HYGIENE POLICY
URBAN SECTOR EXPERTS SAID THAT IT’S TIME THAT MENSTRUAL HYGIENE IS MADE AN INTEGRAL PART OF SANITATION POLICY AND NOT SET ASIDE AS JUST A HEALTH ISSUE
The Muzaffarnagar incident, where the warden of a school strip-searched 70 girls to check if they were menstruating, has brought the focus on how menstrual hygiene management is absent from the sanitation discourse.
NEWDELHI: Last week’s Muzaffarnagar incident, where the warden of a residential school stripsearched 70 girl students to check if they were menstruating, has brought the focus back on how menstrual hygiene management (MHM) is almost absent from the sanitation discourse in India.
The Ministry of drinking water and sanitation had issued guidelines to states in 2015 on MHM, as part of Swachh Bharat Mission (SBM) initiative but sanitation experts say its implementation has been either patchy or nil. The ministry is piloting the government’s ambitious sanitation programme to make India clean and open defecation free in rural areas.

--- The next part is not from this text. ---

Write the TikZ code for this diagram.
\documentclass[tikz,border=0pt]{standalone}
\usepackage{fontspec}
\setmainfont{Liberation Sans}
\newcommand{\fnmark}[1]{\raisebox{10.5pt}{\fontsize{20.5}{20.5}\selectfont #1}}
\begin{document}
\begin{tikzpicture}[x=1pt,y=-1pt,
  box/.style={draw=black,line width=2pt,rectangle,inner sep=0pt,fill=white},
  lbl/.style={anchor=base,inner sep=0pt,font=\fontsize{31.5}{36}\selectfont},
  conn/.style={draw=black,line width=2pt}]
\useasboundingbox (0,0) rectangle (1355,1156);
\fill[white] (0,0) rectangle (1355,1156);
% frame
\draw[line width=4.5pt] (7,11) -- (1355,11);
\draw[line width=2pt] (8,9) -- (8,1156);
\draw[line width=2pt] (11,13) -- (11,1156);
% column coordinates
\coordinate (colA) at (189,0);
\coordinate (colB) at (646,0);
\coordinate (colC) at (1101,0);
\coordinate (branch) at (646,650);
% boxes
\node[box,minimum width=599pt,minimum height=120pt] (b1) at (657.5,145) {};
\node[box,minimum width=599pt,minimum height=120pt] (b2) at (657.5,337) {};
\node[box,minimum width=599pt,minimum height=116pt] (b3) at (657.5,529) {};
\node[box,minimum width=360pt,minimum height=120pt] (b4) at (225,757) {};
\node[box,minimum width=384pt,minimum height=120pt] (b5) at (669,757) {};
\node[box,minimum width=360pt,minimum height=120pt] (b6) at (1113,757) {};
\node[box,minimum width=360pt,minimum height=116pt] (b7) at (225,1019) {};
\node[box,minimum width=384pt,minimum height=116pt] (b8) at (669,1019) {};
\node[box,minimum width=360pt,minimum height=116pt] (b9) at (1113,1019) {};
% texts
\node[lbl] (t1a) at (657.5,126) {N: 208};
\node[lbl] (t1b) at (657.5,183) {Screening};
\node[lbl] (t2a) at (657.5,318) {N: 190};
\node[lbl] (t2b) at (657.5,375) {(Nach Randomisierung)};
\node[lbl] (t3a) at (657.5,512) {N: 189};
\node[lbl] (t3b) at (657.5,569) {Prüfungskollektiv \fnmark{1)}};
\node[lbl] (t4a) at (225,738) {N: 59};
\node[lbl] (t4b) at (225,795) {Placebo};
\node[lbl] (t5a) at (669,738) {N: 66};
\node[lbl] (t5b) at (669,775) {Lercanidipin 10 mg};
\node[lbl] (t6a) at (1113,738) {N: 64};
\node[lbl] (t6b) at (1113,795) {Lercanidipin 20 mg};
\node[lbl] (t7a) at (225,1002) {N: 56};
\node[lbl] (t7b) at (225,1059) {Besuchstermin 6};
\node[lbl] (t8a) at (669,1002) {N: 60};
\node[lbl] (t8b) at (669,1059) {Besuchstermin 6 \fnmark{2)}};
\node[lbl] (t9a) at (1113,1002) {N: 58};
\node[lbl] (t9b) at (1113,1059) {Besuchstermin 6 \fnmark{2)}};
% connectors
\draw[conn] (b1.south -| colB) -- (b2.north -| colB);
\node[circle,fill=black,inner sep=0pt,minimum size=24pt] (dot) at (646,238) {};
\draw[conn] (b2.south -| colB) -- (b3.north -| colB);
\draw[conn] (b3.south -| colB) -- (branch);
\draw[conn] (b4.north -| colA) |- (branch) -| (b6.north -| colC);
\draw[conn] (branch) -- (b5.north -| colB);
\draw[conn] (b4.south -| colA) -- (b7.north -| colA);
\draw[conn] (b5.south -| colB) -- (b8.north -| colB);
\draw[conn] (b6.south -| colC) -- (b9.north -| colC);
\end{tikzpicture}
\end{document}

MHM does not find any mention in the Swachh Bharat Mission guidelines framed by the Union urban development ministry, which implements the program in urban areas.

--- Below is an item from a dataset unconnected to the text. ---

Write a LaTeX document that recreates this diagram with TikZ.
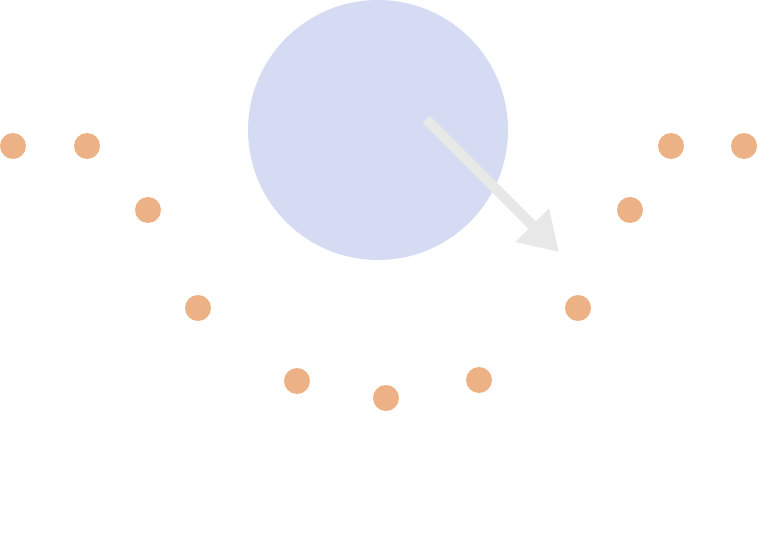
\documentclass[tikz,border=0pt]{standalone}
\usepackage{tikz}
\usepackage{xcolor}
\usetikzlibrary{arrows.meta}
\definecolor{blobblue}{RGB}{212,219,243}
\definecolor{dotorange}{RGB}{236,178,134}
\definecolor{arrowgrey}{RGB}{232,232,232}
\tikzset{
  dot/.style={circle, fill=dotorange, inner sep=0pt, minimum size=0.52cm},
  blob/.style={circle, fill=blobblue, inner sep=0pt, minimum size=5.2cm},
  push/.style={-{Triangle[length=0.76cm, width=0.9cm]}, line width=0.21cm, arrowgrey}
}

\begin{document}
\begin{tikzpicture}[x=0.02cm, y=-0.02cm]
    \useasboundingbox (0,0) rectangle (758,551);
    \node[blob] (disc) at (378,130) {};
    % dots along the curve
    \node[dot] (d1) at (13,146) {};
    \node[dot] (d2) at (87,146) {};
    \node[dot] (d3) at (148,210) {};
    \node[dot] (d4) at (198,308) {};
    \node[dot] (d5) at (297,381) {};
    \node[dot] (d6) at (386,398) {};
    \node[dot] (d7) at (479,380) {};
    \node[dot] (d8) at (578,308) {};
    \node[dot] (d9) at (630,210) {};
    \node[dot] (d10) at (671,146) {};
    \node[dot] (d11) at (744,146) {};
    \coordinate (from) at (426,119);
    \coordinate (to) at (559,252);
    \draw[push] (from) -- (to);
  \end{tikzpicture}
\end{document}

Issued in the form of advisory, the guidelines by the drinking water ministry mandates that public toilets should be designed to ensure safe and private entrance to women’s toilets, with proper lighting after evening.

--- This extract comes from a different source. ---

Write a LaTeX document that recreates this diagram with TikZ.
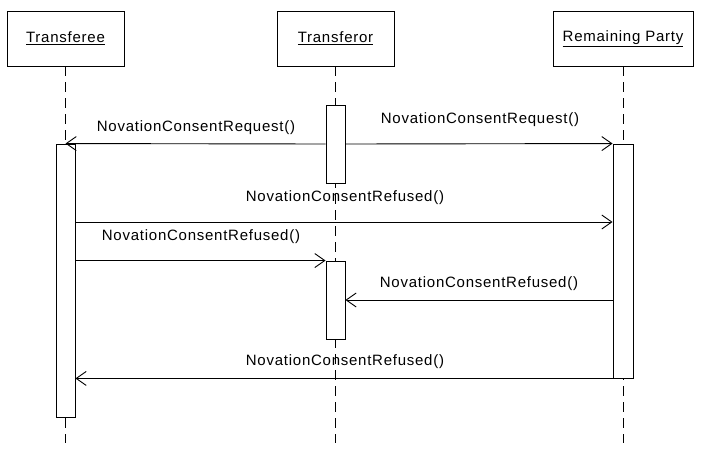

Besides, toilet cubicles should be provided with a shelf, hooks or niche to keep clothing and menstrual absorbents dry. The advisory, which was re-issued to states on April 3, further says that incinerators should be built within the toilet with chutes directly adjacent to the toilet building to avoid transport of menstrual waste.
But officials say that at the end of the day these are just advisory and are not binding on the state. If states do not implement it, there is nothing the Centre can do.
“One of the reasons why MHM is not a part of the mainstream discourse on sanitation is because policy tends to think of infrastructure (including sanitation infrastructure) in silos rather than focusing on people centred design. MHM is a huge issue and impacts how women and girls use household, institutional, public and community toilets. Not addressing the issue in the sanitation discourse is akin to infrastructure violence on women and girls,” said Kimberly Noronha, senior researcher, Centre for Policy Research.
Urban sector experts said that its time that MHM is made an integral part of sanitation policy and not set aside as just a health issue.